Since its last screening in 1917, Wong's film was screened only twice over the following ninety years. It was shown once in 1948 at a public screening in Berkeley, California and once in 1974 at a screening for over seventy family members. The rediscovery of the film brought the film and Wong's children together since Wong's children were unaware of their mother's accomplishment. The film went on to receive greater recognition with the release of Hollywood Chinese, a documentary by Arthur Dong about the history of Chinese Americans in film. The film features The Curse of Quon Gwon prominently, including both excerpts and interviews from Violet's daughters.

Dong celebrates the significance of finding the lost reels of The Curse of Quon Gwon:
| “I was astonished,” recalls Dong. “It’s like digging up an unknown species of dinosaurs. To actually locate these moving images on film and to meet descendants of the filmmakers inspired me to continue with the completion of Hollywood Chinese – this chapter of history confirms, for the first time, the contributions of Chinese Americans in the formative years of America’s film industry.” |

The remaining footage from the film runs 35 minutes in total. The two reels found are labeled four and seven, leaving one to suspect that the entire film ran roughly ninety minutes in length. It is believed that the reels found come from the original negative, produced on 16mm film.

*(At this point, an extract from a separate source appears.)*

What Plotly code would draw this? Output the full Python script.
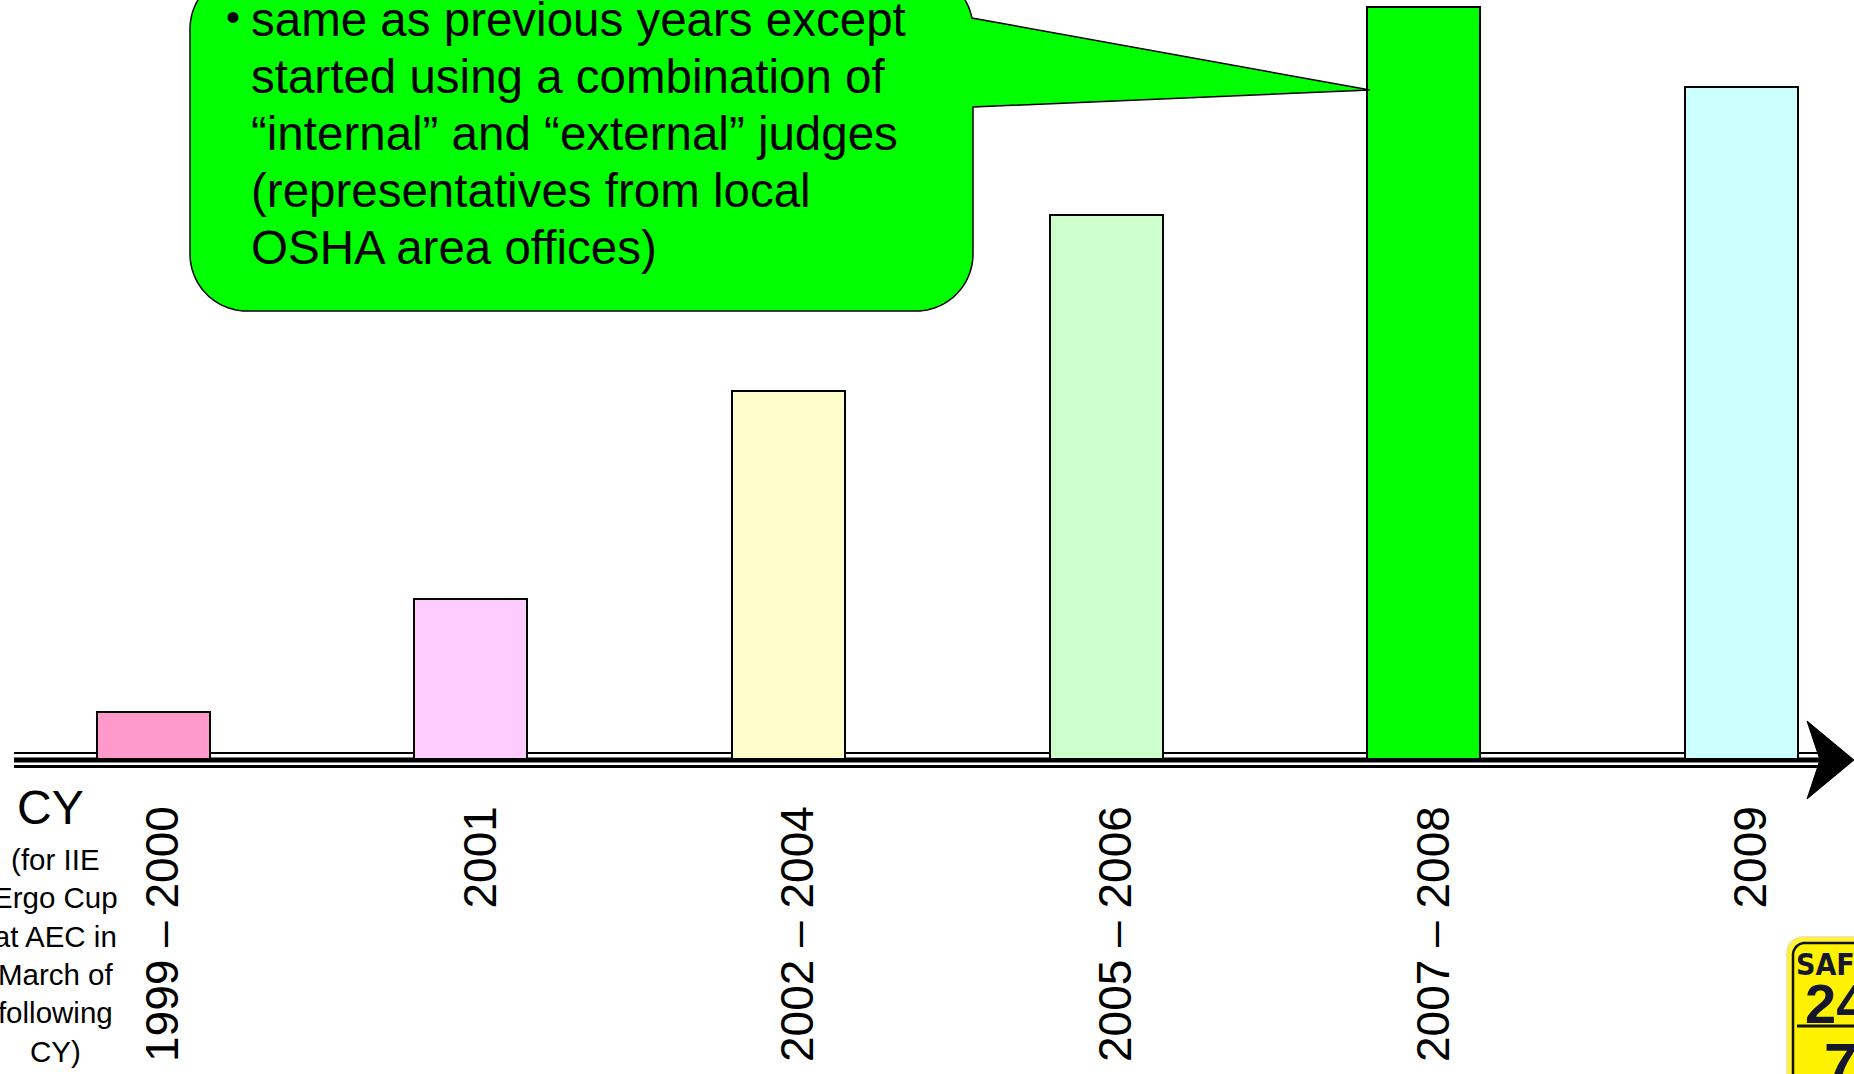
import math
import plotly.graph_objects as go

# ---------------- data ----------------
categories = ["1999 – 2000", "2001", "2002 – 2004", "2005 – 2006", "2007 – 2008", "2009"]
values = [47, 160, 368, 544, 752, 672]          # relative bar heights
bar_colors = ["#FF99CC", "#FFCCFF", "#FFFFCC", "#CCFFCC", "#00FF00", "#CCFFFF"]
callout_lines = [
    "same as previous years except",
    "started using a combination of",
    "“internal” and “external” judges",
    "(representatives from local",
    "OSHA area offices)",
]
axis_title = "CY"
axis_note_lines = ["(for IIE", "Ergo Cup", "at AEC in", "March of", "following", "CY)"]

# ---------------- geometry helpers (pixel -> paper) ----------------
W, H = 1854, 1074
BASE = 759  # pixel row of the plot bottom (bar baseline)
FONT = "Arial, Liberation Sans, sans-serif"


def X(px):
    return px / W


def Y(py):
    return (BASE - py) / BASE


def path_from(points):
    s = "M " + " L ".join(f"{X(x):.5f},{Y(y):.5f}" for x, y in points) + " Z"
    return s


def arc(cx, cy, r, a0, a1, n=24):
    pts = []
    for i in range(n + 1):
        a = math.radians(a0 + (a1 - a0) * i / n)
        pts.append((cx + r * math.cos(a), cy + r * math.sin(a)))
    return pts


fig = go.Figure()
fig.add_trace(go.Bar(
    x=categories, y=values, width=0.3557, offset=-0.2093,
    marker=dict(color=bar_colors, line=dict(color="black", width=2)),
    hoverinfo="skip",
))

shapes = []
# triple axis line
for yy, lw in [(753, 2), (760, 5), (766.5, 3)]:
    shapes.append(dict(type="line", xref="paper", yref="paper",
                       x0=X(14), x1=X(1822), y0=Y(yy), y1=Y(yy),
                       line=dict(color="black", width=lw), layer="below"))
# arrow head
shapes.append(dict(type="path", xref="paper", yref="paper",
                   path=path_from([(1807, 721), (1854, 760), (1807, 799), (1820, 760)]),
                   fillcolor="black", line=dict(color="black", width=1), layer="above"))

# callout
L, R, T, B, r = 190, 973, -28, 311, 57
pts = []
pts += arc(R - r, T + r, r, -90, -11.1)
pts += [(1370, 90), (R, 107)]
pts += arc(R - r, B - r, r, 0, 90)
pts += arc(L + r, B - r, r, 90, 180)
pts += arc(L + r, T + r, r, 180, 270)
shapes.append(dict(type="path", xref="paper", yref="paper", path=path_from(pts),
                   fillcolor="#00FF00", line=dict(color="black", width=1.5), layer="above"))

# logo (bottom right)
lp = []
lp += arc(1787 + 16, 937 + 16, 16, 180, 270)
lp += [(1900, 937), (1900, 1100), (1787, 1100)]
shapes.append(dict(type="path", xref="paper", yref="paper", path=path_from(lp),
                   fillcolor="#FFF23A", line=dict(color="#F4E98A", width=2), layer="above"))
lp2 = []
lp2 += arc(1793 + 12, 943 + 12, 12, 180, 270)
lp2 += [(1900, 943), (1900, 1100), (1793, 1100)]
shapes.append(dict(type="path", xref="paper", yref="paper", path=path_from(lp2),
                   fillcolor="#FFF200", line=dict(color="#111", width=2.5), layer="above"))
shapes.append(dict(type="line", xref="paper", yref="paper",
                   x0=X(1797), x1=X(1860), y0=Y(1026), y1=Y(1026),
                   line=dict(color="#111", width=3), layer="above"))

annotations = []
# bullet + callout text lines
annotations.append(dict(xref="paper", yref="paper", x=X(233), y=Y(17), text="•",
                        showarrow=False, xanchor="center", yanchor="middle",
                        font=dict(family=FONT, size=40, color="black")))
for i, line in enumerate(callout_lines):
    annotations.append(dict(xref="paper", yref="paper", x=X(249), y=Y(19 + 57.2 * i),
                            text=line, showarrow=False, xanchor="left", yanchor="middle",
                            font=dict(family=FONT, size=47.5, color="black")))
# left axis title
annotations.append(dict(xref="paper", yref="paper", x=X(50), y=Y(807), text=axis_title,
                        showarrow=False, xanchor="center", yanchor="middle",
                        font=dict(family=FONT, size=48, color="black")))
annotations.append(dict(xref="paper", yref="paper", x=X(55), y=Y(955), text="<br>".join(axis_note_lines),
                        showarrow=False, xanchor="center", yanchor="middle", align="center",
                        font=dict(family=FONT, size=29.5, color="black")))
# logo text
annotations.append(dict(xref="paper", yref="paper", x=X(1794), y=Y(965), text="<b>SAFE</b>",
                        showarrow=False, xanchor="left", yanchor="middle",
                        font=dict(family="DejaVu Sans Condensed, Liberation Sans Narrow, Arial", size=30, color="#15152b")))
annotations.append(dict(xref="paper", yref="paper", x=X(1803), y=Y(1003), text="<b>24</b>",
                        showarrow=False, xanchor="left", yanchor="middle",
                        font=dict(family=FONT, size=56, color="#15152b")))
annotations.append(dict(xref="paper", yref="paper", x=X(1822), y=Y(1064), text="<b>7</b>",
                        showarrow=False, xanchor="left", yanchor="middle",
                        font=dict(family=FONT, size=60, color="#15152b")))

fig.update_layout(
    width=W, height=H, autosize=False,
    margin=dict(l=0, r=0, t=0, b=H - BASE, pad=0),
    paper_bgcolor="white", plot_bgcolor="white",
    showlegend=False, bargap=0,
    shapes=shapes, annotations=annotations,
    xaxis=dict(type="category", range=[-0.5132, 5.3225], showgrid=False, zeroline=False,
               showline=False, ticks="", tickangle=-90, ticklabelstandoff=37,
               tickfont=dict(family=FONT, size=46, color="black")),
    yaxis=dict(range=[0, BASE], visible=False, showgrid=False, zeroline=False),
)

fig.write_html("out.html", config={"displayModeBar": False},
               post_script="document.body.style.margin='0';document.body.style.overflow='hidden';")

Hollywood Chinese also incited a historical stamp for the film when, thirty-six years after Wong's death, in 2006, The Curse of Quon Gwon was successfully added to the National Film Registry and catalogued with the Library of Congress. With only 25 films accepted annually, this motion picture was considered historic for the history of Asian American cinema. Currently, there is still a hope for the resurgence of both the shooting script and the missing reels of The Curse of Quon Gwon. The film in its current form has an original score composed by Judy Rosenberg and has had screenings at universities and theaters across the globe.

The surviving reels of The Curse of Quon Gwon were preserved by the Academy Film Archive in 2005.